Ever thus

Last Thursday afternoon’s star-studded academic panel at the National Endowment for Democracy (NED) convened to “reconsider” democratic transitions focused mainly on the Arab uprisings since early 2011.  The only solid conclusion–offered with a smile and a nod to NED President Carl Gershman in the front row–was that NED should get more money, which wasn’t surprising given the its strong links to the panelists and moderator Marc Plattner.  But the discussion raised lots of issues, as academics like to do.

Donald Horowitz, now at NED as a fellow, views “transition” not as a paradigm or a model but rather as a category.  Quick to say “pactology,” the dependence of transitions on political pacts, had been carried too far, he underlined two propositions:

  1. The “tyranny of starting conditions”:  the course of transitions depends a great deal on the context in which they occur;
  2. The “fortuity of early institutional choices”:  this is in a way a corollary of the first proposition that underlines the importance of first elections, like the Egyptian presidential runoff won by Morsi, or the underrepresentation of Cyrenaica in Libya’s Grand National Congress.

Predictions, Horowitz suggested, are bound to be lousy because of the difficulty of understanding all the many variables involved in determining the course of a transition, including the starting conditions.  Standard “best practices” like transparency and public participation in constitution-making (in favor of which there is not a scintilla of evidence), are also a mistake, because context matters.

Stanford’s Larry Diamond was keener on the importance of political pacts and less keen on the importance of starting conditions.  As Burma suggests, the only real precondition for a democratic transition is a set of elites who want it for the state they control.  Yemen is moving in the right direction with a lot of UN support.  Egypt might benefit from a neutral mediator who is able to convince the conflicting elites there to abandon their “winner take all” approach.  The focus in transition should be on the capacity to deliver services to the population, whose commitment to democracy is an important factor in driving a transition in that direction.  Consolidation is an important idea, but it does not rule out decay.  There are democracies that deteriorate, so continued assistance is necessary, beyond what is normally done.  American leadership is important, but it should be more often embedded in a multilateral context like the Community of Democracies.

Frank Fukuyama, also Stanford, thought consolidation not a useful concept.  Decay is always possible.  What counts is institutionalization.  In the early stages, formal constraints on power are not as important as those imposed by social mobilization.  Democracy assistance like that provided by NED should focus less on civil society and more on building up political parties and the public administration, which do not emerge magically out of the kind of mass movements that have produced recent transitions.  US influence is decreasing because our own democracy is in trouble and not producing the kind of demonstration effect that it once did.

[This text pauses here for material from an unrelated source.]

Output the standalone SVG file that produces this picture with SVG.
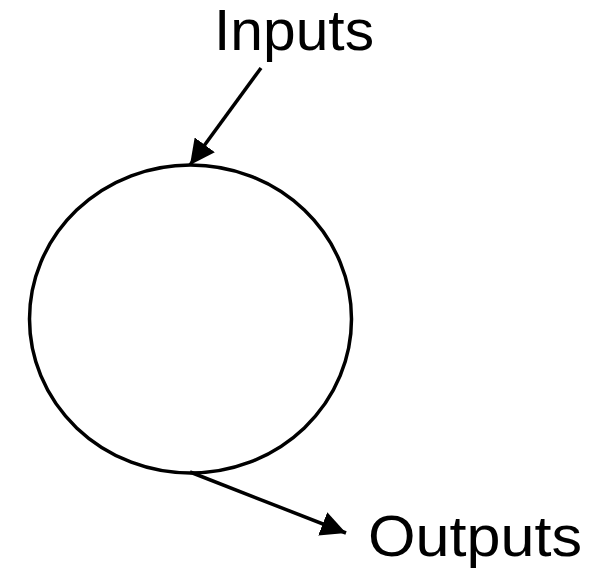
<svg xmlns="http://www.w3.org/2000/svg" width="613" height="568" viewBox="0 0 613 568">
  <defs>
    <marker id="arrow" markerUnits="userSpaceOnUse" markerWidth="26" markerHeight="25" refX="25" refY="12.5" orient="auto">
      <path d="M0,0 L25,12.5 L0,25 Z" fill="#000"/>
    </marker>
    <style>
      .lbl { font-family: "Liberation Sans", Arial, sans-serif; font-size: 57px; fill: #000; }
      .edge { stroke: #000; stroke-width: 3.5; fill: none; marker-end: url(#arrow); }
    </style>
  </defs>
  <rect width="613" height="568" fill="#fff"/>
  <g id="node-process">
    <ellipse cx="190.5" cy="319" rx="161" ry="154" fill="#fff" stroke="#000" stroke-width="3.5"/>
  </g>
  <g id="label-inputs">
    <text class="lbl" x="214" y="50" font-size="55" textLength="160" lengthAdjust="spacingAndGlyphs">Inputs</text>
  </g>
  <g id="label-outputs">
    <text class="lbl" x="368" y="556" textLength="214" lengthAdjust="spacingAndGlyphs">Outputs</text>
  </g>
  <g id="connectors">
    <line class="edge" x1="261" y1="68" x2="190" y2="165"/>
    <line class="edge" x1="190" y1="472" x2="346" y2="533"/>
  </g>
</svg>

Striking to observers was the wide gap between this academic discussion and a morning session with greater practitioner involvement.  The prominent professors focused on ideas.  Practitioners have more questions about how to make things work and produce desirable outcomes.  I suppose it will ever be thus.  Much as I enjoyed the professorial discussion (I count as one of them these days) I like to think that the gap could be narrowed a bit more than it was.